Media partnerships should also address potential counter-narratives that shield secrecy. Proponents of opacity often argue that disclosure harms competitive advantage or national security. In response, coalitions can foreground narrowly tailored protections for truly sensitive data while insisting that the vast majority of procurement documents are safer and more informative when released. They can showcase how disclosure does not equate to indiscriminate publishing but to structured, timely access with redactions justified by transparent, published criteria. A principled stance against secrecy, paired with pragmatic safeguards, strengthens public confidence in reform efforts.
Long-term accountability requires embedding open-records culture into institutional norms. Civil society should advocate for periodic audits of procurement processes, mandatory publication of contracts and evaluation reports, and independent review panels that assess disclosure requests. By institutionalizing transparency as a standard operating procedure, governments reduce temptations to shield information and create predictable expectations for bidders. Civil society can track implementation, publish performance dashboards, and demand redress pathways when agencies fail to comply. Such persistent oversight helps ensure that initial legal victories translate into durable changes that resist future backsliding or political whim.

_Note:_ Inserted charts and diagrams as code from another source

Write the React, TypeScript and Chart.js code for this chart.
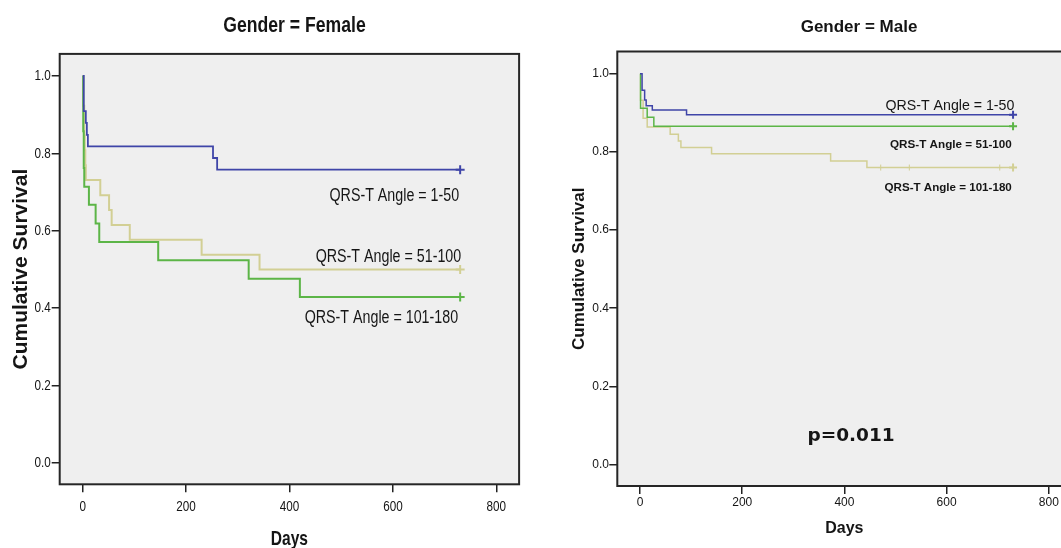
import React, { useEffect, useRef } from 'react';
import { Chart, registerables } from 'chart.js';

Chart.register(...registerables);

// ---------- axis ticks ----------
const xTickValues = [0, 200, 400, 600, 800];
const yTickValues = [0, 0.2, 0.4, 0.6, 0.8, 1.0];

// ---------- labels ----------
const groupLabels = ['QRS-T Angle = 1-50', 'QRS-T Angle = 51-100', 'QRS-T Angle = 101-180'];
const panelTitles = ['Gender = Female', 'Gender = Male'];
const pValueText = 'p=0.011';

// ---------- Female panel ----------
const femaleBlueDays = [0, 2, 6, 8, 10, 252, 260, 730];
const femaleBlueSurv = [1.0, 0.909, 0.879, 0.848, 0.818, 0.788, 0.758, 0.758];
const femaleGreenDays = [0, 1, 2, 3, 12, 25, 32, 146, 321, 420, 730];
const femaleGreenSurv = [1.0, 0.857, 0.762, 0.714, 0.667, 0.619, 0.571, 0.524, 0.476, 0.429, 0.429];
const femaleTanDays = [0, 1, 3, 4, 5, 6, 34, 51, 56, 91, 230, 342, 730];
const femaleTanSurv = [1.0, 0.923, 0.846, 0.808, 0.769, 0.731, 0.692, 0.654, 0.615, 0.577, 0.538, 0.5, 0.5];
const femaleBlueCensorDays = [730];
const femaleBlueCensorSurv = [0.758];
const femaleGreenCensorDays = [730];
const femaleGreenCensorSurv = [0.429];
const femaleTanCensorDays = [730];
const femaleTanCensorSurv = [0.5];

// ---------- Male panel ----------
const maleBlueDays = [0, 4, 9, 12, 24, 91, 730];
const maleBlueSurv = [1.0, 0.958, 0.933, 0.918, 0.907, 0.895, 0.895];
const maleGreenDays = [0, 1, 14, 27, 730];
const maleGreenSurv = [1.0, 0.912, 0.889, 0.866, 0.866];
const maleTanDays = [0, 1, 6, 14, 59, 75, 80, 140, 373, 444, 730];
const maleTanSurv = [1.0, 0.932, 0.886, 0.864, 0.845, 0.828, 0.811, 0.795, 0.777, 0.76, 0.76];
const maleBlueCensorDays = [730];
const maleBlueCensorSurv = [0.895];
const maleGreenCensorDays = [730];
const maleGreenCensorSurv = [0.866];
const maleTanCensorDays = [471, 527, 704, 730];
const maleTanCensorSurv = [0.76, 0.76, 0.76, 0.76];

// ---------- styles ----------
const BLUE = '#3f45a8';
const GREEN = '#5cb547';
const TAN = '#d2cf94';
const PLOT_BG = '#efefef';
const FRAME = '#262626';
const TEXT = '#151515';
const ARIAL = "'Liberation Sans', Arial, sans-serif";

const pts = (xs: number[], ys: number[]) => xs.map((x, i) => ({ x, y: ys[i] }));

function stepDataset(label: string, xs: number[], ys: number[], color: string, width: number) {
  return {
    label,
    data: pts(xs, ys),
    borderColor: color,
    backgroundColor: color,
    borderWidth: width,
    stepped: 'before' as const,
    pointRadius: 0,
    fill: false,
    tension: 0,
  };
}

function censorDataset(label: string, xs: number[], ys: number[], color: string, radii: number[], widths: number[]) {
  return {
    label,
    data: pts(xs, ys),
    borderColor: color,
    backgroundColor: color,
    showLine: false,
    pointStyle: 'cross' as const,
    pointRadius: radii,
    pointBorderWidth: widths,
    pointHoverRadius: radii,
  };
}

function drawSqueezed(
  ctx: CanvasRenderingContext2D,
  text: string,
  x: number,
  y: number,
  align: CanvasTextAlign,
  baseline: CanvasTextBaseline,
  sx: number
) {
  ctx.save();
  ctx.translate(x, y);
  ctx.scale(sx, 1);
  ctx.textAlign = align;
  ctx.textBaseline = baseline;
  ctx.fillText(text, 0, 0);
  ctx.restore();
}

type TextItem = {
  text: string;
  font: string;
  align: CanvasTextAlign;
  baseline?: CanvasTextBaseline;
  sx?: number;
  px?: number;
  py?: number;
  day?: number;
  surv?: number;
};

function makeTextPlugin(items: TextItem[]) {
  return {
    id: 'panelTexts',
    afterDatasetsDraw(chart: any) {
      const { ctx, scales } = chart;
      ctx.save();
      ctx.fillStyle = TEXT;
      for (const t of items) {
        const x = t.px !== undefined ? t.px : scales.x.getPixelForValue(t.day);
        const y = t.py !== undefined ? t.py : scales.y.getPixelForValue(t.surv);
        ctx.font = t.font;
        drawSqueezed(ctx, t.text, x, y, t.align, t.baseline || 'alphabetic', t.sx || 1);
      }
      ctx.restore();
    },
  };
}

// Condensed tick labels + x title for the (horizontally squeezed) female panel,
// positioned from Chart.js's own scales/ticks.
function makeSqueezedAxisPlugin(o: {
  tickFont: string;
  tickSx: number;
  xTickOffset: number;
  yTickGap: number;
  titleFont: string;
  titleSx: number;
  titleBaseline: number;
}) {
  return {
    id: 'squeezedAxis',
    afterDraw(chart: any) {
      const { ctx, scales, chartArea } = chart;
      ctx.save();
      ctx.fillStyle = TEXT;
      ctx.font = o.tickFont;
      scales.x.ticks.forEach((t: any) => {
        const label = t.label !== undefined ? String(t.label) : String(t.value);
        drawSqueezed(ctx, label, scales.x.getPixelForValue(t.value), chartArea.bottom + o.xTickOffset, 'center', 'alphabetic', o.tickSx);
      });
      scales.y.ticks.forEach((t: any) => {
        const label = t.label !== undefined ? String(t.label) : Number(t.value).toFixed(1);
        drawSqueezed(ctx, label, chartArea.left - o.yTickGap, scales.y.getPixelForValue(t.value), 'right', 'middle', o.tickSx);
      });
      ctx.font = o.titleFont;
      drawSqueezed(ctx, 'Days', (chartArea.left + chartArea.right) / 2, o.titleBaseline, 'center', 'alphabetic', o.titleSx);
      ctx.restore();
    },
  };
}

const framePlugin = {
  id: 'plotFrame',
  beforeDraw(chart: any) {
    const { ctx, chartArea: a } = chart;
    ctx.save();
    ctx.fillStyle = PLOT_BG;
    ctx.fillRect(a.left, a.top, a.right - a.left, a.bottom - a.top);
    ctx.restore();
  },
  beforeDatasetsDraw(chart: any) {
    const { ctx, chartArea: a } = chart;
    ctx.save();
    ctx.strokeStyle = FRAME;
    ctx.lineWidth = 2;
    ctx.strokeRect(a.left, a.top, a.right - a.left, a.bottom - a.top);
    ctx.restore();
  },
};

type PanelCfg = {
  padTop: number;
  padRight: number;
  yAxisWidth: number;
  xAxisHeight: number;
  showTickLabels: boolean;
  showXTitle: boolean;
  tickFont: any;
  xTickPad: number;
  yTickPad: number;
  xTitleFont: any;
  xTitlePadBottom: number;
  yTitleFont: any;
  yTitlePadTop: number;
};

function makeOptions(c: PanelCfg) {
  return {
    responsive: false,
    maintainAspectRatio: false,
    animation: false as const,
    events: [] as any[],
    layout: { padding: { top: c.padTop, right: c.padRight, left: 0, bottom: 0 } },
    plugins: {
      legend: { display: false },
      tooltip: { enabled: false },
      title: { display: false },
    },
    scales: {
      x: {
        type: 'linear' as const,
        min: -44.5,
        max: 844,
        afterBuildTicks: (s: any) => {
          s.ticks = xTickValues.map((v) => ({ value: v }));
        },
        afterFit: (s: any) => {
          s.height = c.xAxisHeight;
        },
        grid: { drawOnChartArea: false, drawTicks: true, tickLength: 8, color: '#222', lineWidth: 1.5 },
        border: { display: false },
        ticks: {
          display: c.showTickLabels,
          color: TEXT,
          font: c.tickFont,
          padding: c.xTickPad,
          maxRotation: 0,
          autoSkip: false,
          callback: (v: any) => String(v),
        },
        title: {
          display: c.showXTitle,
          text: 'Days',
          color: TEXT,
          font: c.xTitleFont,
          padding: { top: 0, bottom: c.xTitlePadBottom },
        },
      },
      y: {
        type: 'linear' as const,
        min: -0.055,
        max: 1.057,
        afterBuildTicks: (s: any) => {
          s.ticks = yTickValues.map((v) => ({ value: v }));
        },
        afterFit: (s: any) => {
          s.width = c.yAxisWidth;
        },
        grid: { drawOnChartArea: false, drawTicks: true, tickLength: 8, color: '#222', lineWidth: 1.5 },
        border: { display: false },
        ticks: {
          display: c.showTickLabels,
          color: TEXT,
          font: c.tickFont,
          padding: c.yTickPad,
          autoSkip: false,
          callback: (v: any) => Number(v).toFixed(1),
        },
        title: {
          display: true,
          text: 'Cumulative Survival',
          color: TEXT,
          font: c.yTitleFont,
          padding: { top: c.yTitlePadTop, bottom: 0 },
        },
      },
    },
  };
}

function useChart(ref: React.RefObject<HTMLCanvasElement>, build: () => any) {
  useEffect(() => {
    if (!ref.current) return;
    const chart = new Chart(ref.current, build());
    return () => chart.destroy();
  }, []);
}

export default function App() {
  const leftRef = useRef<HTMLCanvasElement>(null);
  const rightRef = useRef<HTMLCanvasElement>(null);

  useChart(leftRef, () => ({
    type: 'line',
    data: {
      datasets: [
        stepDataset(groupLabels[0], femaleBlueDays, femaleBlueSurv, BLUE, 1.8),
        stepDataset(groupLabels[1], femaleGreenDays, femaleGreenSurv, GREEN, 2),
        stepDataset(groupLabels[2], femaleTanDays, femaleTanSurv, TAN, 2),
        censorDataset(groupLabels[0] + ' censored', femaleBlueCensorDays, femaleBlueCensorSurv, BLUE, [4.5], [2]),
        censorDataset(groupLabels[1] + ' censored', femaleGreenCensorDays, femaleGreenCensorSurv, GREEN, [4.5], [2]),
        censorDataset(groupLabels[2] + ' censored', femaleTanCensorDays, femaleTanCensorSurv, TAN, [4.5], [2]),
      ],
    },
    options: makeOptions({
      padTop: 53.9,
      padRight: 10.9,
      yAxisWidth: 59.7,
      xAxisHeight: 63.7,
      showTickLabels: false,
      showXTitle: false,
      tickFont: { family: ARIAL, size: 15 },
      xTickPad: 4,
      yTickPad: 1,
      xTitleFont: { family: ARIAL, size: 20, weight: 'bold', lineHeight: 1 },
      xTitlePadBottom: 0.7,
      yTitleFont: { family: ARIAL, size: 21, weight: 'bold', lineHeight: 1.2 },
      yTitlePadTop: 8.4,
    }),
    plugins: [
      framePlugin,
      makeSqueezedAxisPlugin({
        tickFont: `15.2px ${ARIAL}`,
        tickSx: 0.77,
        xTickOffset: 26.5,
        yTickGap: 9,
        titleFont: `bold 20.5px ${ARIAL}`,
        titleSx: 0.76,
        titleBaseline: 544.5,
      }),
      makeTextPlugin([
        { text: panelTitles[0], font: `bold 22px ${ARIAL}`, align: 'center', sx: 0.8, px: 294.5, py: 32.3 },
        { text: groupLabels[0], font: `17.5px ${ARIAL}`, align: 'right', sx: 0.815, day: 728, surv: 0.678 },
        { text: groupLabels[1], font: `17.5px ${ARIAL}`, align: 'right', sx: 0.815, day: 732, surv: 0.52 },
        { text: groupLabels[2], font: `17.5px ${ARIAL}`, align: 'right', sx: 0.815, day: 726, surv: 0.361 },
      ]),
    ],
  }));

  useChart(rightRef, () => ({
    type: 'line',
    data: {
      datasets: [
        stepDataset(groupLabels[0], maleBlueDays, maleBlueSurv, BLUE, 1.5),
        stepDataset(groupLabels[1], maleGreenDays, maleGreenSurv, GREEN, 1.5),
        stepDataset(groupLabels[2], maleTanDays, maleTanSurv, TAN, 1.5),
        censorDataset(groupLabels[0] + ' censored', maleBlueCensorDays, maleBlueCensorSurv, BLUE, [4], [2]),
        censorDataset(groupLabels[1] + ' censored', maleGreenCensorDays, maleGreenCensorSurv, GREEN, [4], [2]),
        censorDataset(groupLabels[2] + ' censored', maleTanCensorDays, maleTanCensorSurv, TAN, [3, 3, 3, 4], [1, 1, 1, 2]),
      ],
    },
    options: makeOptions({
      padTop: 51.5,
      padRight: 13.7,
      yAxisWidth: 77.3,
      xAxisHeight: 62,
      showTickLabels: true,
      showXTitle: true,
      tickFont: { family: ARIAL, size: 12 },
      xTickPad: 1.5,
      yTickPad: 0.3,
      xTitleFont: { family: ARIAL, size: 16, weight: 'bold', lineHeight: 1.2 },
      xTitlePadBottom: 9.6,
      yTitleFont: { family: ARIAL, size: 17, weight: 'bold', lineHeight: 1.2 },
      yTitlePadTop: 28.8,
    }),
    plugins: [
      framePlugin,
      makeTextPlugin([
        { text: panelTitles[1], font: `bold 17px ${ARIAL}`, align: 'center', px: 319, py: 31.7 },
        { text: groupLabels[0], font: `14.2px ${ARIAL}`, align: 'right', day: 732.6, surv: 0.907 },
        { text: groupLabels[1], font: `bold 11.7px ${ARIAL}`, align: 'right', day: 727.5, surv: 0.809 },
        { text: groupLabels[2], font: `bold 11.6px ${ARIAL}`, align: 'right', day: 727.5, surv: 0.701 },
        { text: pValueText, font: `bold 18.5px 'DejaVu Sans', sans-serif`, align: 'center', baseline: 'middle', day: 413, surv: 0.073 },
      ]),
    ],
  }));

  return (
    <div
      style={{
        position: 'fixed',
        left: 0,
        top: 0,
        width: 1061,
        height: 548,
        overflow: 'hidden',
        background: '#ffffff',
      }}
    >
      <canvas
        ref={leftRef}
        width={530}
        height={548}
        style={{ position: 'absolute', left: 0, top: 0, width: 530, height: 548, display: 'block' }}
      />
      <canvas
        ref={rightRef}
        width={545}
        height={548}
        style={{ position: 'absolute', left: 540, top: 0, width: 545, height: 548, display: 'block' }}
      />
    </div>
  );
}
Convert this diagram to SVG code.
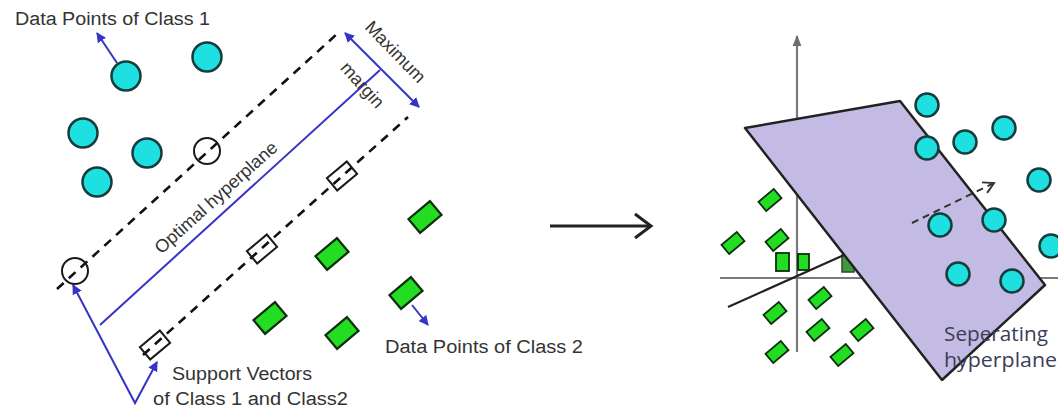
<svg xmlns="http://www.w3.org/2000/svg" width="1058" height="412" viewBox="0 0 1058 412">
<style>
.lbl{font-family:"Liberation Sans",Arial,sans-serif;fill:#333333;font-size:18px}
.c1{fill:#1fe0e0;stroke:#173c3c;stroke-width:2.5}
.sv{fill:none;stroke:#1a1a1a;stroke-width:2}
.g2{fill:#22dd22;stroke:#0c2e0c;stroke-width:2.2}
.g2s{fill:#22dd22;stroke:#0c2e0c;stroke-width:1.8}
.dash{stroke:#111;stroke-width:2.6;stroke-dasharray:9 7;fill:none}
.blue{stroke:#3434c6;stroke-width:2;fill:none}
.axis{stroke:#7a7a7a;stroke-width:2.2;fill:none}
.hp{font-family:"Open Sans","Noto Sans",sans-serif;font-size:20px;fill:#3c3c58}
</style>
<defs>
<marker id="ab" viewBox="0 0 10 10" refX="9" refY="5" markerWidth="5" markerHeight="5" orient="auto-start-reverse" markerUnits="strokeWidth">
<path d="M0,0 L10,5 L0,10 z" fill="#3434c6"/>
</marker>
<marker id="ag" viewBox="0 0 10 10" refX="9" refY="5" markerWidth="5" markerHeight="5" orient="auto" markerUnits="strokeWidth">
<path d="M0,1 L10,5 L0,9 z" fill="#6e6e6e"/>
</marker>
<marker id="ad" viewBox="0 0 12 12" refX="10" refY="6" markerWidth="7" markerHeight="7" orient="auto" markerUnits="strokeWidth">
<path d="M1,1 L10,6 L1,11" fill="none" stroke="#333" stroke-width="1.6"/>
</marker>
</defs>
<rect width="1058" height="412" fill="#ffffff"/>

<g id="connectors">
<line class="dash" x1="57" y1="289" x2="338" y2="33"/>
<line class="dash" x1="143" y1="355" x2="408" y2="117"/>
<line class="blue" x1="100" y1="325" x2="380" y2="70"/>
<line class="blue" x1="345" y1="33" x2="419" y2="107" marker-start="url(#ab)" marker-end="url(#ab)"/>
<line class="blue" x1="117" y1="63" x2="97" y2="33" marker-end="url(#ab)"/>
<line class="blue" x1="412" y1="305" x2="428" y2="325" marker-end="url(#ab)"/>
<polyline class="blue" points="73,285 135,403 157,362" marker-start="url(#ab)" marker-end="url(#ab)"/>
<line x1="550" y1="226" x2="650" y2="226" stroke="#222" stroke-width="3"/>
<polyline points="635,214 651,226 635,238" fill="none" stroke="#222" stroke-width="3"/>
</g>

<g id="class1-points">
<circle class="c1" cx="126" cy="76" r="14.5"/>
<circle class="c1" cx="207" cy="57" r="14.5"/>
<circle class="c1" cx="83" cy="133" r="14.5"/>
<circle class="c1" cx="147" cy="153" r="14.5"/>
<circle class="c1" cx="97" cy="182" r="14.5"/>
</g>
<g id="support-vectors">
<circle class="sv" cx="207" cy="151" r="13"/>
<circle class="sv" cx="75" cy="271" r="13"/>
<rect class="sv" x="-13" y="-8" width="26" height="16" transform="translate(342,176) rotate(-40)"/>
<rect class="sv" x="-13" y="-8" width="26" height="16" transform="translate(262,249) rotate(-40)"/>
<rect class="sv" x="-13" y="-8" width="26" height="16" transform="translate(155,345) rotate(-40)"/>
</g>
<g id="class2-points">
<rect class="g2" x="-14" y="-9" width="28" height="18" transform="translate(425,217) rotate(-40)"/>
<rect class="g2" x="-14" y="-9" width="28" height="18" transform="translate(332,254) rotate(-40)"/>
<rect class="g2" x="-14" y="-9" width="28" height="18" transform="translate(270,318) rotate(-40)"/>
<rect class="g2" x="-14" y="-9" width="28" height="18" transform="translate(342,333) rotate(-40)"/>
<rect class="g2" x="-14" y="-9" width="28" height="18" transform="translate(406,293) rotate(-40)"/>
</g>
<g id="left-labels">
<text class="lbl" x="15" y="25" textLength="195" lengthAdjust="spacingAndGlyphs">Data Points of Class 1</text>
<text class="lbl" x="385" y="353" textLength="198" lengthAdjust="spacingAndGlyphs">Data Points of Class 2</text>
<text class="lbl" x="172" y="380" textLength="140" lengthAdjust="spacingAndGlyphs">Support Vectors</text>
<text class="lbl" x="153" y="405" textLength="195" lengthAdjust="spacingAndGlyphs">of Class 1 and Class2</text>
<text class="lbl" font-size="17" text-anchor="middle" transform="translate(220,202) rotate(-42)" textLength="158" lengthAdjust="spacingAndGlyphs">Optimal hyperplane</text>
<text class="lbl" font-size="17" text-anchor="middle" transform="translate(391,56) rotate(46)">Maximum</text>
<text class="lbl" font-size="16" text-anchor="middle" transform="translate(358,89) rotate(48)">margin</text>
</g>

<g id="right-axes">
<line class="axis" x1="797" y1="352" x2="797" y2="36" marker-end="url(#ag)"/>
<line class="axis" x1="720" y1="278" x2="1058" y2="278"/>
</g>
<g id="right-class2">
<rect class="g2s" x="-10" y="-6" width="20" height="12" transform="translate(770,200) rotate(-40)"/>
<rect class="g2s" x="-10" y="-6" width="20" height="12" transform="translate(733,243) rotate(-40)"/>
<rect class="g2s" x="-10" y="-6" width="20" height="12" transform="translate(777,240) rotate(-40)"/>
<rect class="g2s" x="776" y="253" width="13" height="18"/>
<rect class="g2s" x="798" y="254" width="11" height="16"/>
<rect x="842" y="255" width="12" height="17" fill="#3f9a3f" stroke="#2a4a2a" stroke-width="1.5"/>
<rect class="g2s" x="-10" y="-6" width="20" height="12" transform="translate(820,298) rotate(-40)"/>
<rect class="g2s" x="-10" y="-6" width="20" height="12" transform="translate(775,313) rotate(-40)"/>
<rect class="g2s" x="-10" y="-6" width="20" height="12" transform="translate(818,330) rotate(-40)"/>
<rect class="g2s" x="-10" y="-6" width="20" height="12" transform="translate(862,330) rotate(-40)"/>
<rect class="g2s" x="-10" y="-6" width="20" height="12" transform="translate(777,352) rotate(-40)"/>
<rect class="g2s" x="-10" y="-6" width="20" height="12" transform="translate(842,355) rotate(-40)"/>
</g>
<g id="projection-line">
<line x1="728" y1="307" x2="844" y2="255" stroke="#222" stroke-width="2.2"/>
</g>
<g id="hyperplane">
<polygon points="745,128 900,101 1045,285 942,380" fill="#c4bbe5" stroke="#222" stroke-width="2.5" stroke-linejoin="round"/>
</g>
<g id="normal-arrow">
<line x1="912" y1="223" x2="994" y2="183" stroke="#333" stroke-width="2" stroke-dasharray="7 5" marker-end="url(#ad)"/>
</g>
<g id="right-class1">
<circle class="c1" cx="927" cy="105" r="11.5"/>
<circle class="c1" cx="965" cy="142" r="11.5"/>
<circle class="c1" cx="1004" cy="128" r="11.5"/>
<circle class="c1" cx="927" cy="148" r="11.5"/>
<circle class="c1" cx="1039" cy="180" r="11.5"/>
<circle class="c1" cx="940" cy="225" r="11.5"/>
<circle class="c1" cx="994" cy="220" r="11.5"/>
<circle class="c1" cx="1051" cy="246" r="11.5"/>
<circle class="c1" cx="958" cy="274" r="11.5"/>
<circle class="c1" cx="1012" cy="281" r="11.5"/>
</g>
<g id="hyperplane-label">
<text class="hp" x="944" y="341" textLength="104" lengthAdjust="spacingAndGlyphs">Seperating</text>
<text class="hp" x="944" y="367" textLength="113" lengthAdjust="spacingAndGlyphs">hyperplane</text>
</g>
</svg>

Ultimately, strategic litigation is most effective when it complements broader democratic processes. The goal is not only to win a single court case but to cultivate a culture of openness that endures across administrations. By combining legal leverage with community education, policy reform, and responsible journalism, civil society coalitions can deter concealment and promote fair competition. The result is a governance environment where procurement decisions are visible, contestable, and aligned with public interest. While challenges will persist, a disciplined, multi-venue strategy offers a sustainable path toward meaningful, lasting transparency in public procurement.